Singin’ in the Rain

By | September 6, 2004

Recent weeks seem to have brought insurers some silver lining amid dark clouds. Hurricane Charley, originally a Category 2 hurricane, was bumped up to Category 4 right as it hit land. And yet, after all the damage, the Insurance Services Office estimates insurers will only pick up about $6.8 billion of the tab. That may hurt some insurers’ quarterly profits, but it’s not going to send the property market reeling.

Meanwhile, just as the industry approaches the three-year anniversary of its greatest catastrophe (see “Three Years Later,” page N6), some believe it has found a bright spot in the draft of a Congressional bill called the State Modernization and Regulatory Transparency, or SMART, Act. Don’t you just love those clever acronyms? I wonder if that works when it comes time to vote. After all, the Congressman must think to himself, it would be dumb to vote against something called the SMART Act!

As detailed on page 8, the bill does exclude two concepts that many property/casualty insurer and agents groups feared: a federal insurance “czar” or an optional federal charter. The bill would ban prior approval of rates and would force the states to achieve greater uniformity. That includes producer licensing, where states would be required to have uniform standards as well as true reciprocity. This is all in the beginning stages, and many interest groups—including the Independent Insurance Agents and Brokers of America—have obviously decided to try to influence the direction of Congressional legislation rather than stand athwart history yelling, “Stop!”

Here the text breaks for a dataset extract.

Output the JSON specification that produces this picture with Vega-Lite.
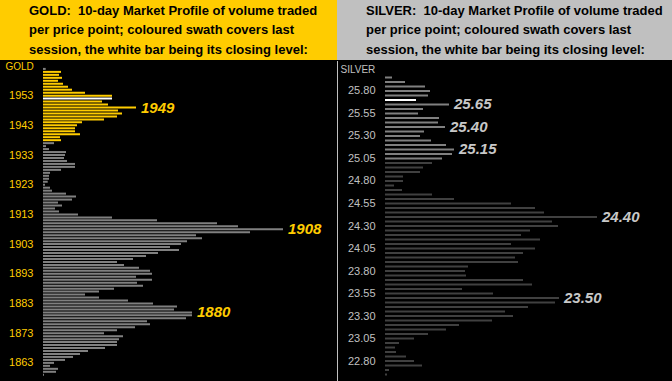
{
  "$schema": "https://vega.github.io/schema/vega-lite/v6.json",
  "background": "#000000",
  "padding": 0,
  "spacing": 0,
  "resolve": {"scale": {"color": "independent", "x": "independent", "y": "independent"}},
  "config": {
    "view": {"stroke": null},
    "concat": {"spacing": 0},
    "font": "Liberation Sans"
  },
  "hconcat": [
    {
      "spacing": 0,
      "resolve": {"scale": {"color": "independent", "x": "independent", "y": "independent"}},
      "vconcat": [
        {
          "width": 337,
          "height": 60,
          "view": {"fill": "#ffcc00", "stroke": null},
          "data": {"values": [
            {"line": 0, "t": "GOLD:\u00a0 10-day Market Profile of volume traded"},
            {"line": 1, "t": "per price point; coloured swath covers last"},
            {"line": 2, "t": "session, the white bar being its closing level:"}
          ]},
          "mark": {"type": "text", "align": "left", "baseline": "alphabetic", "font": "Liberation Sans", "fontWeight": "bold", "fontSize": 13, "color": "#000000"},
          "encoding": {
            "x": {"datum": 0, "type": "quantitative", "scale": {"domain": [-29, 308], "nice": false, "zero": false}, "axis": null},
            "y": {"field": "line", "type": "quantitative", "scale": {"domain": [-0.769, 2.308], "nice": false, "zero": false, "reverse": true}, "axis": null},
            "text": {"field": "t"}
          }
        },
        {
          "width": 337,
          "height": 321,
          "data": {"values": [
            {"year": 1962, "vol": 2.7, "session": "prior"},
            {"year": 1961, "vol": 18, "session": "last"},
            {"year": 1960, "vol": 16, "session": "last"},
            {"year": 1959, "vol": 19, "session": "last"},
            {"year": 1958, "vol": 15, "session": "last"},
            {"year": 1957, "vol": 20, "session": "last"},
            {"year": 1956, "vol": 25, "session": "last"},
            {"year": 1955, "vol": 29, "session": "last"},
            {"year": 1954, "vol": 42, "session": "last"},
            {"year": 1953, "vol": 69, "session": "last"},
            {"year": 1952, "vol": 69, "session": "close"},
            {"year": 1951, "vol": 59, "session": "last"},
            {"year": 1950, "vol": 65, "session": "last"},
            {"year": 1949, "vol": 93, "session": "last", "label": "1949"},
            {"year": 1948, "vol": 75, "session": "last"},
            {"year": 1947, "vol": 79, "session": "last"},
            {"year": 1946, "vol": 74, "session": "last"},
            {"year": 1945, "vol": 61, "session": "last"},
            {"year": 1944, "vol": 39, "session": "last"},
            {"year": 1943, "vol": 34, "session": "last"},
            {"year": 1942, "vol": 32, "session": "last"},
            {"year": 1941, "vol": 32, "session": "last"},
            {"year": 1940, "vol": 37, "session": "last"},
            {"year": 1939, "vol": 17, "session": "last"},
            {"year": 1938, "vol": 18, "session": "last"},
            {"year": 1937, "vol": 11, "session": "prior"},
            {"year": 1936, "vol": 3, "session": "prior"},
            {"year": 1935, "vol": 6, "session": "prior"},
            {"year": 1934, "vol": 23, "session": "prior"},
            {"year": 1933, "vol": 22, "session": "prior"},
            {"year": 1932, "vol": 21, "session": "prior"},
            {"year": 1931, "vol": 24, "session": "prior"},
            {"year": 1930, "vol": 32, "session": "prior"},
            {"year": 1929, "vol": 32, "session": "prior"},
            {"year": 1928, "vol": 18, "session": "prior"},
            {"year": 1927, "vol": 7, "session": "prior"},
            {"year": 1926, "vol": 6, "session": "prior"},
            {"year": 1925, "vol": 6, "session": "prior"},
            {"year": 1924, "vol": 4.7, "session": "prior"},
            {"year": 1923, "vol": 2, "session": "prior"},
            {"year": 1922, "vol": 7, "session": "prior"},
            {"year": 1921, "vol": 9, "session": "prior"},
            {"year": 1920, "vol": 23, "session": "prior"},
            {"year": 1919, "vol": 33, "session": "prior"},
            {"year": 1918, "vol": 29, "session": "prior"},
            {"year": 1917, "vol": 15, "session": "prior"},
            {"year": 1916, "vol": 19, "session": "prior"},
            {"year": 1915, "vol": 12, "session": "prior"},
            {"year": 1914, "vol": 16, "session": "prior"},
            {"year": 1913, "vol": 35, "session": "prior"},
            {"year": 1912, "vol": 69, "session": "prior"},
            {"year": 1911, "vol": 114, "session": "prior"},
            {"year": 1910, "vol": 174, "session": "prior"},
            {"year": 1909, "vol": 195, "session": "prior"},
            {"year": 1908, "vol": 240, "session": "prior", "label": "1908"},
            {"year": 1907, "vol": 207, "session": "prior"},
            {"year": 1906, "vol": 153, "session": "prior"},
            {"year": 1905, "vol": 159, "session": "prior"},
            {"year": 1904, "vol": 144, "session": "prior"},
            {"year": 1903, "vol": 138, "session": "prior"},
            {"year": 1902, "vol": 127, "session": "prior"},
            {"year": 1901, "vol": 136, "session": "prior"},
            {"year": 1900, "vol": 115, "session": "prior"},
            {"year": 1899, "vol": 103, "session": "prior"},
            {"year": 1898, "vol": 90, "session": "prior"},
            {"year": 1897, "vol": 74, "session": "prior"},
            {"year": 1896, "vol": 81, "session": "prior"},
            {"year": 1895, "vol": 96, "session": "prior"},
            {"year": 1894, "vol": 107, "session": "prior"},
            {"year": 1893, "vol": 109, "session": "prior"},
            {"year": 1892, "vol": 93, "session": "prior"},
            {"year": 1891, "vol": 109, "session": "prior"},
            {"year": 1890, "vol": 94, "session": "prior"},
            {"year": 1889, "vol": 100, "session": "prior"},
            {"year": 1888, "vol": 71, "session": "prior"},
            {"year": 1887, "vol": 56, "session": "prior"},
            {"year": 1886, "vol": 42, "session": "prior"},
            {"year": 1885, "vol": 56, "session": "prior"},
            {"year": 1884, "vol": 85, "session": "prior"},
            {"year": 1883, "vol": 110, "session": "prior"},
            {"year": 1882, "vol": 134, "session": "prior"},
            {"year": 1881, "vol": 131, "session": "prior"},
            {"year": 1880, "vol": 149, "session": "prior", "label": "1880"},
            {"year": 1879, "vol": 149, "session": "prior"},
            {"year": 1878, "vol": 143, "session": "prior"},
            {"year": 1877, "vol": 104, "session": "prior"},
            {"year": 1876, "vol": 107, "session": "prior"},
            {"year": 1875, "vol": 92, "session": "prior"},
            {"year": 1874, "vol": 74, "session": "prior"},
            {"year": 1873, "vol": 61, "session": "prior"},
            {"year": 1872, "vol": 80, "session": "prior"},
            {"year": 1871, "vol": 76, "session": "prior"},
            {"year": 1870, "vol": 74, "session": "prior"},
            {"year": 1869, "vol": 74, "session": "prior"},
            {"year": 1868, "vol": 62, "session": "prior"},
            {"year": 1867, "vol": 45, "session": "prior"},
            {"year": 1866, "vol": 37, "session": "prior"},
            {"year": 1865, "vol": 30, "session": "prior"},
            {"year": 1864, "vol": 22, "session": "prior"},
            {"year": 1863, "vol": 11, "session": "prior"},
            {"year": 1862, "vol": 7, "session": "prior"},
            {"year": 1861, "vol": 15, "session": "prior"},
            {"year": 1860, "vol": 13, "session": "prior"},
            {"year": 1859, "vol": 1, "session": "prior"}
          ]},
          "encoding": {
            "y": {
              "field": "year", "type": "quantitative",
              "scale": {"domain": [1856.9, 1965.0], "nice": false, "zero": false, "padding": 0},
              "axis": {
                "values": [1863, 1873, 1883, 1893, 1903, 1913, 1923, 1933, 1943, 1953],
                "format": "d",
                "offset": -43, "domain": false, "ticks": false, "grid": false,
                "labelPadding": 10, "labelColor": "#ffcc00", "labelFont": "Liberation Sans", "labelFontSize": 11,
                "title": "GOLD", "titleAngle": 0, "titleAlign": "left", "titleBaseline": "middle",
                "titleX": -38, "titleY": 6, "titleColor": "#ffcc00", "titleFont": "Liberation Sans",
                "titleFontSize": 10, "titleFontWeight": "normal"
              }
            },
            "x": {"field": "vol", "type": "quantitative", "stack": null, "scale": {"domain": [-43, 294], "nice": false, "zero": false, "padding": 0}, "axis": null}
          },
          "layer": [
            {
              "mark": {"type": "bar", "orient": "horizontal", "size": 2},
              "encoding": {
                "color": {"field": "session", "type": "nominal", "scale": {"domain": ["prior", "last", "close"], "range": ["#808080", "#ffcc00", "#ffffff"]}, "legend": null}
              }
            },
            {
              "transform": [{"filter": "isValid(datum.label)"}],
              "mark": {"type": "text", "align": "left", "baseline": "middle", "dx": 5, "font": "Liberation Sans", "fontStyle": "italic", "fontWeight": "bold", "fontSize": 15, "color": "#ffcc00"},
              "encoding": {"text": {"field": "label"}}
            }
          ]
        }
      ]
    },
    {
      "spacing": 0,
      "resolve": {"scale": {"color": "independent", "x": "independent", "y": "independent"}},
      "vconcat": [
        {
          "width": 335,
          "height": 60,
          "view": {"fill": "#c0c0c0", "stroke": null},
          "data": {"values": [
            {"line": 0, "t": "SILVER:\u00a0 10-day Market Profile of volume traded"},
            {"line": 1, "t": "per price point; coloured swath covers last"},
            {"line": 2, "t": "session, the white bar being its closing level:"}
          ]},
          "mark": {"type": "text", "align": "left", "baseline": "alphabetic", "font": "Liberation Sans", "fontWeight": "bold", "fontSize": 13, "color": "#000000"},
          "encoding": {
            "x": {"datum": 0, "type": "quantitative", "scale": {"domain": [-29, 306], "nice": false, "zero": false}, "axis": null},
            "y": {"field": "line", "type": "quantitative", "scale": {"domain": [-0.769, 2.308], "nice": false, "zero": false, "reverse": true}, "axis": null},
            "text": {"field": "t"}
          }
        },
        {
          "width": 335,
          "height": 321,
          "data": {"values": [
            {"price": 25.95, "vol": 7, "session": "last"},
            {"price": 25.90, "vol": 20, "session": "last"},
            {"price": 25.85, "vol": 40, "session": "last"},
            {"price": 25.80, "vol": 45, "session": "last"},
            {"price": 25.75, "vol": 43, "session": "last"},
            {"price": 25.70, "vol": 31, "session": "close"},
            {"price": 25.65, "vol": 64, "session": "last", "label": "25.65"},
            {"price": 25.60, "vol": 38, "session": "last"},
            {"price": 25.55, "vol": 33, "session": "last"},
            {"price": 25.50, "vol": 54, "session": "last"},
            {"price": 25.45, "vol": 53, "session": "last"},
            {"price": 25.40, "vol": 60, "session": "last", "label": "25.40"},
            {"price": 25.35, "vol": 39, "session": "last"},
            {"price": 25.30, "vol": 35, "session": "last"},
            {"price": 25.25, "vol": 46, "session": "last"},
            {"price": 25.20, "vol": 61, "session": "last"},
            {"price": 25.15, "vol": 69, "session": "last", "label": "25.15"},
            {"price": 25.10, "vol": 67, "session": "last"},
            {"price": 25.05, "vol": 57, "session": "last"},
            {"price": 25.00, "vol": 47, "session": "prior"},
            {"price": 24.95, "vol": 38, "session": "prior"},
            {"price": 24.90, "vol": 35, "session": "prior"},
            {"price": 24.85, "vol": 18, "session": "prior"},
            {"price": 24.80, "vol": 18, "session": "prior"},
            {"price": 24.75, "vol": 9, "session": "prior"},
            {"price": 24.70, "vol": 17, "session": "prior"},
            {"price": 24.65, "vol": 47, "session": "prior"},
            {"price": 24.60, "vol": 69, "session": "prior"},
            {"price": 24.55, "vol": 126, "session": "prior"},
            {"price": 24.50, "vol": 150, "session": "prior"},
            {"price": 24.45, "vol": 159, "session": "prior"},
            {"price": 24.40, "vol": 212, "session": "prior", "label": "24.40"},
            {"price": 24.35, "vol": 167, "session": "prior"},
            {"price": 24.30, "vol": 173, "session": "prior"},
            {"price": 24.25, "vol": 145, "session": "prior"},
            {"price": 24.20, "vol": 136, "session": "prior"},
            {"price": 24.15, "vol": 155, "session": "prior"},
            {"price": 24.10, "vol": 126, "session": "prior"},
            {"price": 24.05, "vol": 150, "session": "prior"},
            {"price": 24.00, "vol": 138, "session": "prior"},
            {"price": 23.95, "vol": 130, "session": "prior"},
            {"price": 23.90, "vol": 133, "session": "prior"},
            {"price": 23.85, "vol": 83, "session": "prior"},
            {"price": 23.80, "vol": 80, "session": "prior"},
            {"price": 23.75, "vol": 81, "session": "prior"},
            {"price": 23.70, "vol": 138, "session": "prior"},
            {"price": 23.65, "vol": 147, "session": "prior"},
            {"price": 23.60, "vol": 77, "session": "prior"},
            {"price": 23.55, "vol": 108, "session": "prior"},
            {"price": 23.50, "vol": 174, "session": "prior", "label": "23.50"},
            {"price": 23.45, "vol": 170, "session": "prior"},
            {"price": 23.40, "vol": 143, "session": "prior"},
            {"price": 23.35, "vol": 120, "session": "prior"},
            {"price": 23.30, "vol": 128, "session": "prior"},
            {"price": 23.25, "vol": 107, "session": "prior"},
            {"price": 23.20, "vol": 74, "session": "prior"},
            {"price": 23.15, "vol": 61, "session": "prior"},
            {"price": 23.10, "vol": 43, "session": "prior"},
            {"price": 23.05, "vol": 29, "session": "prior"},
            {"price": 23.00, "vol": 14, "session": "prior"},
            {"price": 22.95, "vol": 10, "session": "prior"},
            {"price": 22.90, "vol": 11, "session": "prior"},
            {"price": 22.85, "vol": 21, "session": "prior"},
            {"price": 22.80, "vol": 29, "session": "prior"},
            {"price": 22.75, "vol": 37, "session": "prior"},
            {"price": 22.70, "vol": 4, "session": "prior"},
            {"price": 22.65, "vol": 2, "session": "prior"}
          ]},
          "encoding": {
            "y": {
              "field": "price", "type": "quantitative",
              "scale": {"domain": [22.5667, 26.1333], "nice": false, "zero": false, "padding": 0},
              "axis": {
                "values": [22.80, 23.05, 23.30, 23.55, 23.80, 24.05, 24.30, 24.55, 24.80, 25.05, 25.30, 25.55, 25.80],
                "format": ".2f",
                "offset": -48, "domain": false, "ticks": false, "grid": false,
                "labelPadding": 10, "labelColor": "#c0c0c0", "labelFont": "Liberation Sans", "labelFontSize": 11,
                "title": "SILVER", "titleAngle": 0, "titleAlign": "left", "titleBaseline": "middle",
                "titleX": -45, "titleY": 8, "titleColor": "#c0c0c0", "titleFont": "Liberation Sans",
                "titleFontSize": 10, "titleFontWeight": "normal"
              }
            },
            "x": {"field": "vol", "type": "quantitative", "stack": null, "scale": {"domain": [-48, 287], "nice": false, "zero": false, "padding": 0}, "axis": null}
          },
          "layer": [
            {
              "mark": {"type": "rule", "color": "#c0c0c0", "strokeWidth": 1},
              "encoding": {"x": {"datum": -47.5, "type": "quantitative"}, "y": null}
            },
            {
              "mark": {"type": "bar", "orient": "horizontal", "size": 2},
              "encoding": {
                "color": {"field": "session", "type": "nominal", "scale": {"domain": ["prior", "last", "close"], "range": ["#404040", "#808080", "#ffffff"]}, "legend": null}
              }
            },
            {
              "transform": [{"filter": "isValid(datum.label)"}],
              "mark": {"type": "text", "align": "left", "baseline": "middle", "dx": 5, "font": "Liberation Sans", "fontStyle": "italic", "fontWeight": "bold", "fontSize": 15, "color": "#c8c8c8"},
              "encoding": {"text": {"field": "label"}}
            }
          ]
        }
      ]
    }
  ]
}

This pragmatic approach may have left some rank-and-file agents behind, however. Mike Clark of the Hillsdale Agency in Hillsdale, Mich., wrote to me regarding an earlier Editor’s Note (“The Vision Thing,” June 21): “Your apparent support of federal regulation is disturbing as is IIABA’s support of it, regardless of how they phrase it. Federal regulation, as the companies and large brokers and agents want it structured, really means NO regulation, which will work entirely to their advantage with no benefit to the consumer and ordinary agent. It would tend, much like [Gramm-Leach-Bliley] did, to concentrate power and profit in the hands of a few large entities, which is the real intent of the push for so called ‘federal regulation’—no effective regulation.”

As I pointed out to Mr. Clark, my support for federal regulation could only be “apparent,” as opposed to explicit, as I honestly don’t hold a firm position on the matter. Still, Mr. Clark echoes a point of view I think many agents share, which is that state regulators play a healthy, substantial role in protecting agents and, in the end, consumers. Depending on the substance of federal action, that equation may change. Do you think more regulation of insurance companies is better for consumers? Does it matter whether the federal government or the states is doing the regulating?

I look forward to your feedback, and thanks for reading!